Earlier this month, the Court of Justice of the European Union issued a judgment that will have major implications for all businesses which transfer personal data internationally.
This isn’t just a matter for multinationals or tech companies; international transfers are crucial for all sorts of businesses, large and small. They can happen when businesses store data in the cloud, send data to other organisations or engage suppliers based outside of Europe.
The latest decision came in the long-running legal battle between Austrian privacy campaigner Max Schrems and social media giant Facebook, which has already had a huge impact on international transfers of personal information. Back in 2013, while he was still a student, Mr Schrems made a complaint against Facebook.
His complaint arose from the revelations of whistle-blower Edward Snowden, which revealed that US authorities routinely intercepted and retained information from social media companies. A case was brought in Ireland, where Facebook has its EU headquarters, and related cases have been proceeding through the courts ever since.
The complaint revolves around the validity of transfers of personal data from the EU to the US. The General Data Protection Regulation, like its predecessor the 1995 Data Protection Directive, contains a broad prohibition on the transfers of personal data outside the EU. However, this prohibition can be overcome in various ways.
The most popular of these are where the transfer is to a country which the European Commission has decided gives adequate protection to personal data (a so-called ‘adequacy decision’), or where the data exporter and the data importer agree to a contract containing European Commission-approved standard contract clauses. Both of these methods were under scrutiny in this case.
Mr Schrems’ original case led to a ruling in 2015 that the previous ‘Safe Harbor’ framework for data transfers to the US did not offer adequate protection for individuals in Europe.
The latest case has moved on to consider the validity of both the standard contractual clauses and the replacement for Safe Harbor, the EU/US Privacy Shield, which in reality is a partial adequacy decision for certain companies in the US. Mr Schrems argued that neither the EU/US Privacy Shield nor the standard contractual clauses offered adequate protection to his data once it had been transferred to the US, because of the wide powers of US authorities over the personal data of non-US citizens.
In the most eye-catching part of the judgment, the Court ruled that the EU/US Privacy Shield does not offer appropriate safeguards for data protection, because of the US government’s wide powers to collect and review personal data held in its jurisdiction. Accordingly, the Court annulled the adequacy decision in respect of the EU/US Privacy Shield.
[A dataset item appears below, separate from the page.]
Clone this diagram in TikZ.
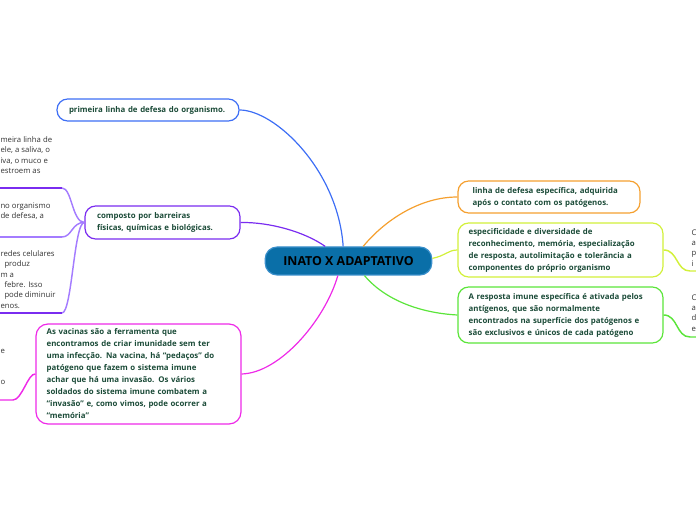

Data transfers under that framework will no longer be valid. As with the similar ruling in 2015 in respect of Safe Harbor, the EU Commission and US authorities may try again to find a replacement scheme, but this appears increasingly difficult, particularly in light of the existing US administration’s increasingly protectionist agenda.
Perhaps more importantly, however, the Court also ruled on the use of standard contractual clauses, which can be used to transfer data anywhere in the world, not just to the US. To the huge relief of many businesses, the Court upheld the use of standard contractual clauses as a means of validating transfers outside the EU.
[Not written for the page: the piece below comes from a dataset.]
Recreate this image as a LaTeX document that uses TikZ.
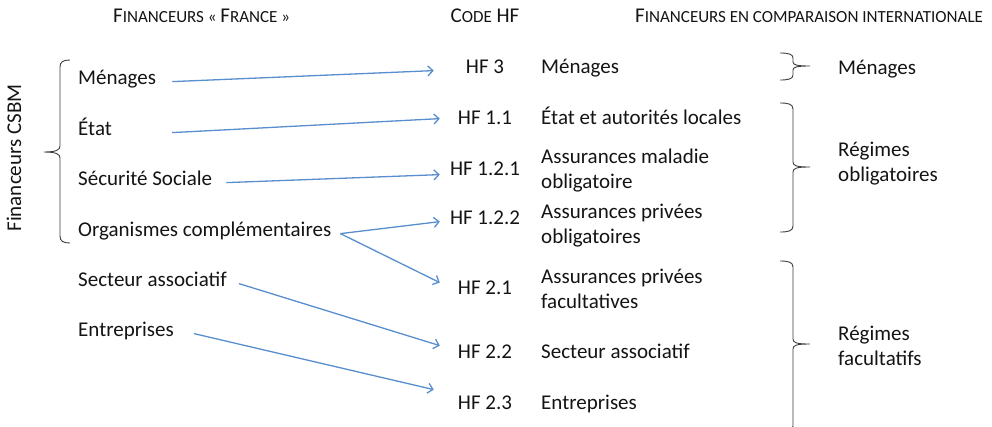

But in doing so, the Court emphasised that putting in place standard contractual clauses alone is not enough to ensure adequate protection. Instead, data exporters must also consider the legal context in the recipient country. Where the laws of the recipient do not provide adequate protection, the use of standard contractual clauses is not enough, and the data exporter must not transfer the data.
So what does all of this mean for businesses? In some ways, we’ve been here before. In respect of the Privacy Shield, the current situation is almost identical to 2015, when the earlier judgment annulled the Safe Harbor framework. At that time, European regulators urged a cautious approach and emphasised that businesses should not immediately stop transferring data, which could itself have a negative impact on individuals.
But that was under the old regime, before the General Data Protection Regulation and the significant strengthening of data protection rules.
The UK regulator, the Information Commissioner’s Office, has again taken a cautious approach and stated that, at least for now, businesses can continue existing transfer arrangements using Privacy Shield, but should not start new transfers under the now-defunct framework. Other European regulators have taken a stronger approach and recommended businesses switch now to an alternative method of transfer or stop exporting data altogether.
Any businesses that transfer personal data to the US using the Privacy Shield framework would be wise to immediately take stock. They should assess the situation to understand the scale of the issue and consider what steps to take to remove any data protection risk.
This may involve using another method to validate those data transfers or considering whether alternative solutions exist. But they should be careful not to simply stop data transfers on the basis of this judgment, without taking into account all of the potential wider consequences.
The use of standard contractual clauses should also be reviewed. This decision means that international data transfers are likely to become subject to much greater scrutiny and will potentially become more difficult. And with the post-Brexit transition period ending on 31 December 2020, data transfers between the EU and the UK will become subject to these strict rules from next year. Now really is the time for businesses to be reviewing all of their international data flows.